Study: People start 84% of U.S. wildfires

Doyle Rice
USA TODAY

The horrific wildfire that scorched Gatlinburg, Tenn., last November, killing 14 people, was human-caused — and that's not unusual: Whether deliberate or accidental, a whopping 84% of all wildfires in the U.S. are started by people, says a new study.

A building at the Westgate Smoky Mountain Resort goes up in flames Nov. 29, 2016, when a wildfire hit Gatlinburg, Tenn.

The remaining 16% are started naturally, by lightning, according to the report, one of the most comprehensive fire studies to date.

The study also found that humans have added almost three months to the national fire season on average. “Thanks to people, the wildfire season is almost year-round,” said study lead author Jennifer Balch of the University of Colorado. Humans also account for nearly half the acreage burned each year.

Balch and her study co-authors looked at 1.5 million wildfires from 1992 to 2012 and found that the human-ignited fire season was three times longer than the lightning-ignited fire season and also added an average of 40,000 wildfires per year.
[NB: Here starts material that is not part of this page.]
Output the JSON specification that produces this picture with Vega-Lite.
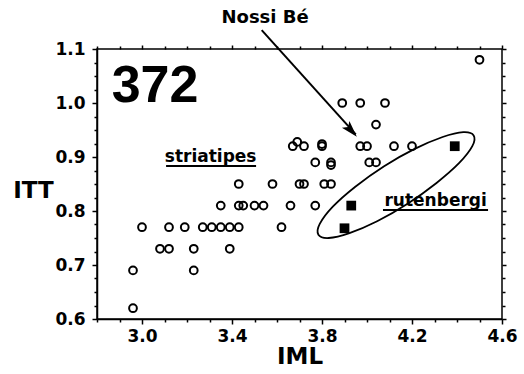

"Fires are burning earlier in the spring in the Southeast and later in the fall in the West," Balch said. Fighting wildfires in the U.S. has exceeded $2 billion in recent years, the study said.

"To our knowledge, this is the most comprehensive assessment of the role of human-started wildfires across the United States over the past two decades," the authors said in the study.

"Although considerable fire research in the United States has rightly focused on increased fire activity (larger fires and more area burned) because of climate change, we demonstrate that the expanded fire niche as a result of human-related ignitions is equally profound," the study said.

A series of catastrophic, deadly, expensive and massive fires has scorched the western U.S. over the past decade. Several states, such as Washington, Oregon, Colorado and California have seen some of their largest wildfires ever recorded.

The wildfires in the study were ones that required firefighters to suppress them, not ones that were allowed to burn in remote areas.

Thomas Swetnam of the University of Arizona, who was not involved in this research, called the report a "very well done study. We have known for a long time that fires set by people are an extremely important factor in wildfire problems, but this study shows in detail how important people are in lengthening the fire season and contributing to increasing numbers of large wildfires," he said.

It's not that people are becoming more careless about fire or that more arson is occurring, Swetnam said. He said that lightning-caused fires are also increasing in the West because of warming temperatures, earlier springs and increasing droughts, which mean "that climate change is still a primary driver of the trends in this region."

A firetruck drives past a home destroyed by the Fourmile Canyon fire in Sunshine Canyon, west of Boulder, Colo., on Sept. 11, 2010.

The most common day for human-started fire by far was July 4th: There were 7,762 total wildfires started on that day over the course of the 21-year period in the study. Of the human-started wildfires with a known cause, the top five reasons are: debris burning (29%), arson (21%), equipment use (11%), campfires (5%) and children (5%), Balch said.

And what about Smokey Bear's indelible message that "only you can prevent forest fires?" She said the widespread policy to stop all fires was "a 100-year experiment that failed."

She said we should be starting the "right kind of fires," saying that it's better to proactively start smaller fires than to react to huge ones when it's an emergency.

"People are living in flammable landscapes," Balch said, noting how more houses are being built on the edge of forests, the so-called "wildland-urban interface," especially in the West.

The study appeared in the peer-reviewed journal Proceedings of the National Academy of Sciences.